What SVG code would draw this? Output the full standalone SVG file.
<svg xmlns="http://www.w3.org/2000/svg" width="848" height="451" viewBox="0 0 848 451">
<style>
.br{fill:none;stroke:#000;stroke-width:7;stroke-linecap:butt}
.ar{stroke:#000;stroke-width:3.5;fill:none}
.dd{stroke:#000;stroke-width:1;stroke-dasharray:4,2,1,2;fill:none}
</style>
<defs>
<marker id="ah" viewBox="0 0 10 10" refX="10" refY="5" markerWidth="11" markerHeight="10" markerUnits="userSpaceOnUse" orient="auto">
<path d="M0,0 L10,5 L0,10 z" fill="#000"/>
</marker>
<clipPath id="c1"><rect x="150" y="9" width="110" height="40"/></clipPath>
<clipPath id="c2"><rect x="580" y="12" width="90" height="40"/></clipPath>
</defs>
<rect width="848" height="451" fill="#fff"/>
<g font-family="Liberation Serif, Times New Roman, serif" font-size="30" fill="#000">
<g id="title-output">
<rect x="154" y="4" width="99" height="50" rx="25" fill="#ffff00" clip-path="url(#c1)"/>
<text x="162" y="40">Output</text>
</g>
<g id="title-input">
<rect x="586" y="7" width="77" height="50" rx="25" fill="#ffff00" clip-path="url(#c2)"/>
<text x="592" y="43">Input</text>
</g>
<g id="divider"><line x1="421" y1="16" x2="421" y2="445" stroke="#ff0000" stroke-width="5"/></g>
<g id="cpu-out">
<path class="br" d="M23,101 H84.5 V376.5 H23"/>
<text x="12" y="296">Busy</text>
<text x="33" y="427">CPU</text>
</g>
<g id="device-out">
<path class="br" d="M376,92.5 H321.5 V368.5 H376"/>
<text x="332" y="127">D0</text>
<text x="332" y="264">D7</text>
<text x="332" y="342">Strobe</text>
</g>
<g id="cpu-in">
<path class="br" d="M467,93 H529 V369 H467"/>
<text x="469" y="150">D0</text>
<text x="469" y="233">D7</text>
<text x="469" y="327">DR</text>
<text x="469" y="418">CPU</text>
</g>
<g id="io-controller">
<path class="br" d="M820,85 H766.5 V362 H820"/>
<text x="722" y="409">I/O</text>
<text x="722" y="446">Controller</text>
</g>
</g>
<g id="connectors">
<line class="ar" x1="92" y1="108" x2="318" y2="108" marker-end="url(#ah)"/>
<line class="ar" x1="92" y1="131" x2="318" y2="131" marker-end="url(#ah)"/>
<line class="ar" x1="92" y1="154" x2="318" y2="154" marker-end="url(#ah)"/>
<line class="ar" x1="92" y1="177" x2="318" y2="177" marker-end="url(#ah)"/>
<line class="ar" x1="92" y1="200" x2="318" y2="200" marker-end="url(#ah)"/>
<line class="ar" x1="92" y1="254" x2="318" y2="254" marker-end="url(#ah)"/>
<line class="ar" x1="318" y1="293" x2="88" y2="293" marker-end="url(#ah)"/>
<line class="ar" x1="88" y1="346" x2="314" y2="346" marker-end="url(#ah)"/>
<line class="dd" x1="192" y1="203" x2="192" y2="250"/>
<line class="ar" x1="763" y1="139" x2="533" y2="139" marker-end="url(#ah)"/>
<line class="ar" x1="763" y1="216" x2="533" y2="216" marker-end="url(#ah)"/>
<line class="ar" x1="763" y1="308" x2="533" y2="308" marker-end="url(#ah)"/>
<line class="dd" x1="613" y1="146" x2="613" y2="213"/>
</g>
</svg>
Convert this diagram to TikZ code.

--- --- ---

WHAT IS REQUIRED = Retype the material above, line by line, exactly.

THE REPLY =
What SVG code would draw this? Output the full standalone SVG file.
<svg xmlns="http://www.w3.org/2000/svg" width="848" height="451" viewBox="0 0 848 451">
<style>
.br{fill:none;stroke:#000;stroke-width:7;stroke-linecap:butt}
.ar{stroke:#000;stroke-width:3.5;fill:none}
.dd{stroke:#000;stroke-width:1;stroke-dasharray:4,2,1,2;fill:none}
</style>
<defs>
<marker id="ah" viewBox="0 0 10 10" refX="10" refY="5" markerWidth="11" markerHeight="10" markerUnits="userSpaceOnUse" orient="auto">
<path d="M0,0 L10,5 L0,10 z" fill="#000"/>
</marker>
<clipPath id="c1"><rect x="150" y="9" width="110" height="40"/></clipPath>
<clipPath id="c2"><rect x="580" y="12" width="90" height="40"/></clipPath>
</defs>
<rect width="848" height="451" fill="#fff"/>
<g font-family="Liberation Serif, Times New Roman, serif" font-size="30" fill="#000">
<g id="title-output">
<rect x="154" y="4" width="99" height="50" rx="25" fill="#ffff00" clip-path="url(#c1)"/>
<text x="162" y="40">Output</text>
</g>
<g id="title-input">
<rect x="586" y="7" width="77" height="50" rx="25" fill="#ffff00" clip-path="url(#c2)"/>
<text x="592" y="43">Input</text>
</g>
<g id="divider"><line x1="421" y1="16" x2="421" y2="445" stroke="#ff0000" stroke-width="5"/></g>
<g id="cpu-out">
<path class="br" d="M23,101 H84.5 V376.5 H23"/>
<text x="12" y="296">Busy</text>
<text x="33" y="427">CPU</text>
</g>
<g id="device-out">
<path class="br" d="M376,92.5 H321.5 V368.5 H376"/>
<text x="332" y="127">D0</text>
<text x="332" y="264">D7</text>
<text x="332" y="342">Strobe</text>
</g>
<g id="cpu-in">
<path class="br" d="M467,93 H529 V369 H467"/>
<text x="469" y="150">D0</text>
<text x="469" y="233">D7</text>
<text x="469" y="327">DR</text>
<text x="469" y="418">CPU</text>
</g>
<g id="io-controller">
<path class="br" d="M820,85 H766.5 V362 H820"/>
<text x="722" y="409">I/O</text>
<text x="722" y="446">Controller</text>
</g>
</g>
<g id="connectors">
<line class="ar" x1="92" y1="108" x2="318" y2="108" marker-end="url(#ah)"/>
<line class="ar" x1="92" y1="131" x2="318" y2="131" marker-end="url(#ah)"/>
<line class="ar" x1="92" y1="154" x2="318" y2="154" marker-end="url(#ah)"/>
<line class="ar" x1="92" y1="177" x2="318" y2="177" marker-end="url(#ah)"/>
<line class="ar" x1="92" y1="200" x2="318" y2="200" marker-end="url(#ah)"/>
<line class="ar" x1="92" y1="254" x2="318" y2="254" marker-end="url(#ah)"/>
<line class="ar" x1="318" y1="293" x2="88" y2="293" marker-end="url(#ah)"/>
<line class="ar" x1="88" y1="346" x2="314" y2="346" marker-end="url(#ah)"/>
<line class="dd" x1="192" y1="203" x2="192" y2="250"/>
<line class="ar" x1="763" y1="139" x2="533" y2="139" marker-end="url(#ah)"/>
<line class="ar" x1="763" y1="216" x2="533" y2="216" marker-end="url(#ah)"/>
<line class="ar" x1="763" y1="308" x2="533" y2="308" marker-end="url(#ah)"/>
<line class="dd" x1="613" y1="146" x2="613" y2="213"/>
</g>
</svg>
Convert this diagram to TikZ code.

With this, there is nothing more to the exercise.